Quantum Non-Identical Mean Estimation: Efficient Algorithms and Fundamental Limits

TL;DR

This paper explores quantum algorithms for mean estimation with non-identical samples, demonstrating quadratic speed-ups under certain conditions and establishing fundamental lower bounds for the problem.

Contribution

It introduces quantum mean estimators that achieve quadratic speed-up for non-identical distributions and proves fundamental lower bounds, advancing understanding of quantum query complexity.

Findings

Quantum algorithms achieve quadratic speed-up for bounded and sub-Gaussian variables.

Fundamental lower bounds show no quadratic speed-up possible in general for non-identical samples.

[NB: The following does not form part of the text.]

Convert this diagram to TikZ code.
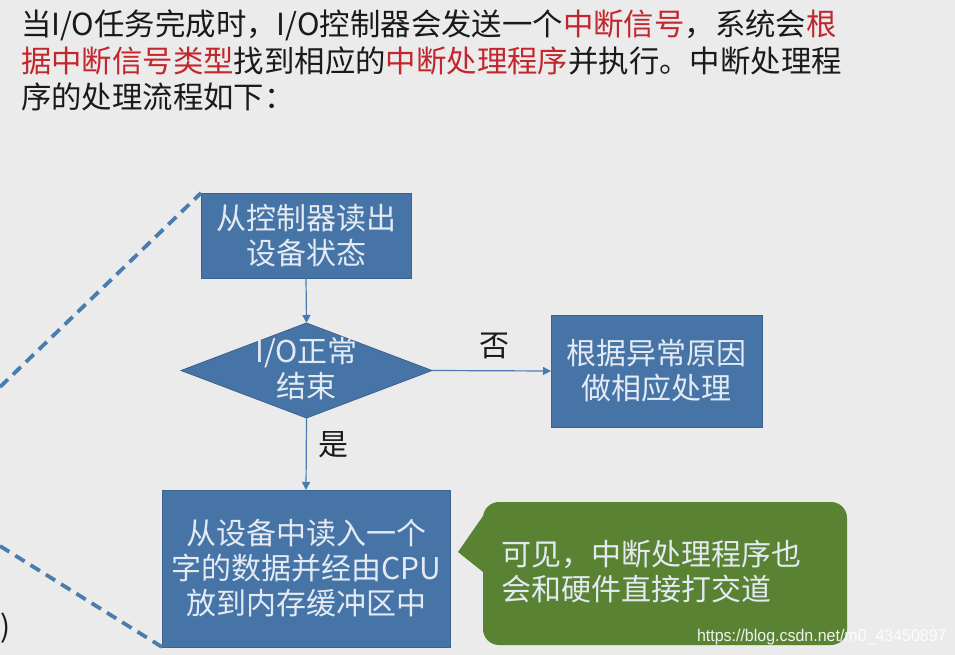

Techniques include reduction to Bernoulli variables and adversarial oracle simulation.

Abstract

We systematically investigate quantum algorithms and lower bounds for mean estimation given query access to non-identically distributed samples. On the one hand, we give quantum mean estimators with quadratic quantum speed-up given samples from different bounded or sub-Gaussian random variables. On the other hand, we prove that, in general, it is impossible for any quantum algorithm to achieve quadratic speed-up over the number of classical samples needed to estimate the mean $\mu$, where the samples come from different random variables with mean close to $\mu$. Technically, our quantum algorithms reduce bounded and sub-Gaussian random variables to the Bernoulli case, and use an uncomputation trick to overcome the challenge that direct amplitude estimation does not work with non-identical query access. Our quantum query lower bounds are established by simulating non-identical oracles by parallel oracles, and also by an adversarial method with non-identical oracles. Both results pave the way for proving quantum query lower bounds with non-identical oracles in general, which may be of independent interest.